## Problem to solve
Starting with the first line of the listing, quote each line exactly until and including the one with "(lo) at (311,428)", leaving pictures out.
================
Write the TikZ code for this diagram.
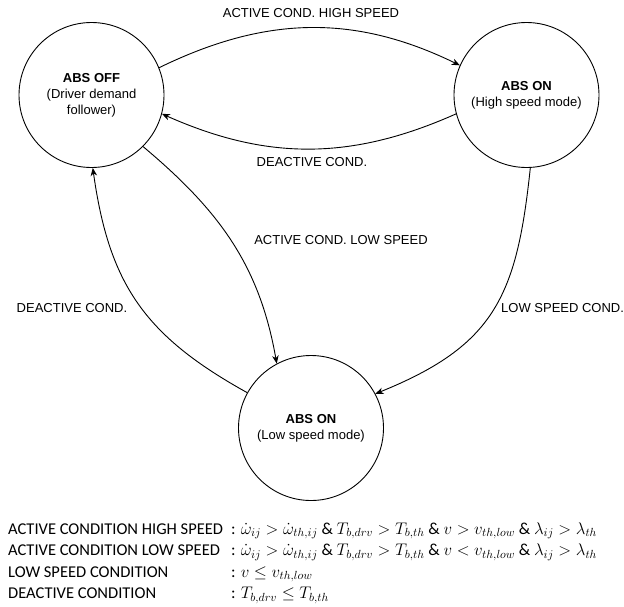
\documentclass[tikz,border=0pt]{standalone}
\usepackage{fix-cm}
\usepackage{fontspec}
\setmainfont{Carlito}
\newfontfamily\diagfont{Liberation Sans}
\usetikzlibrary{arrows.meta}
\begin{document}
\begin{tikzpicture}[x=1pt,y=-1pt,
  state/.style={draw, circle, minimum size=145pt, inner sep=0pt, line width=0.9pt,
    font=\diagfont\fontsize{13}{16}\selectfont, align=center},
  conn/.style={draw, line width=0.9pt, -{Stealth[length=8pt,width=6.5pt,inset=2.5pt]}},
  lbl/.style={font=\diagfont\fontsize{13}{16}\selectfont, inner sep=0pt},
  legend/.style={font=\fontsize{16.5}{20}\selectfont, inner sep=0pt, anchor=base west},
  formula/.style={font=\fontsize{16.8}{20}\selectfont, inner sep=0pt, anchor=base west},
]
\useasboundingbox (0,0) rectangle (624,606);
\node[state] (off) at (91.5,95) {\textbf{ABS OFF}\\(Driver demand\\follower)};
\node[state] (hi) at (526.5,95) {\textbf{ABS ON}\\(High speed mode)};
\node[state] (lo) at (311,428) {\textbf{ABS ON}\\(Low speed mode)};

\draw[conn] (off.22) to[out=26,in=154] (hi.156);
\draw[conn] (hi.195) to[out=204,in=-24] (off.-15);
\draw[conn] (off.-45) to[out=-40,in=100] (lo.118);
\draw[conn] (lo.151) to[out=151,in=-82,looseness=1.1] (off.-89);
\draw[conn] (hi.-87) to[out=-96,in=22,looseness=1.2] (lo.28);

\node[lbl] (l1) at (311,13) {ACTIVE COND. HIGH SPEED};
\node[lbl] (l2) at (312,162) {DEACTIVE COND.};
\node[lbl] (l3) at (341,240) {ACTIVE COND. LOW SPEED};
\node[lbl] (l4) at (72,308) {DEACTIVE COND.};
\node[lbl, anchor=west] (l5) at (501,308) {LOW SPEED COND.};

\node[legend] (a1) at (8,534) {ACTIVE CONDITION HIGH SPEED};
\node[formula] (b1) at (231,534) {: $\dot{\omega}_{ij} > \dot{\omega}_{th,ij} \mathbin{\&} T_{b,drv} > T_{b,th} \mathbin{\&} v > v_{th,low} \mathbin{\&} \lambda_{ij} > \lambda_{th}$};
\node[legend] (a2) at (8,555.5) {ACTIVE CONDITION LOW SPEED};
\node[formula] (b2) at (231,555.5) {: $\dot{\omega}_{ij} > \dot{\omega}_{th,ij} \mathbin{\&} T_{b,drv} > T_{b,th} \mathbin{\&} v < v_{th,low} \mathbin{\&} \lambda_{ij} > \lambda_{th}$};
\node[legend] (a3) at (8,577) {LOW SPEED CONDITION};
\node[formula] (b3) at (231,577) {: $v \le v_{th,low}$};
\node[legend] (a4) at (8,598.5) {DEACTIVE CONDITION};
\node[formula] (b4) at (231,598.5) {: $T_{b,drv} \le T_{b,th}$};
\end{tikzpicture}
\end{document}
================
## Expected output
Write the TikZ code for this diagram.
\documentclass[tikz,border=0pt]{standalone}
\usepackage{fix-cm}
\usepackage{fontspec}
\setmainfont{Carlito}
\newfontfamily\diagfont{Liberation Sans}
\usetikzlibrary{arrows.meta}
\begin{document}
\begin{tikzpicture}[x=1pt,y=-1pt,
  state/.style={draw, circle, minimum size=145pt, inner sep=0pt, line width=0.9pt,
    font=\diagfont\fontsize{13}{16}\selectfont, align=center},
  conn/.style={draw, line width=0.9pt, -{Stealth[length=8pt,width=6.5pt,inset=2.5pt]}},
  lbl/.style={font=\diagfont\fontsize{13}{16}\selectfont, inner sep=0pt},
  legend/.style={font=\fontsize{16.5}{20}\selectfont, inner sep=0pt, anchor=base west},
  formula/.style={font=\fontsize{16.8}{20}\selectfont, inner sep=0pt, anchor=base west},
]
\useasboundingbox (0,0) rectangle (624,606);
\node[state] (off) at (91.5,95) {\textbf{ABS OFF}\\(Driver demand\\follower)};
\node[state] (hi) at (526.5,95) {\textbf{ABS ON}\\(High speed mode)};
\node[state] (lo) at (311,428) {\textbf{ABS ON}\\(Low speed mode)};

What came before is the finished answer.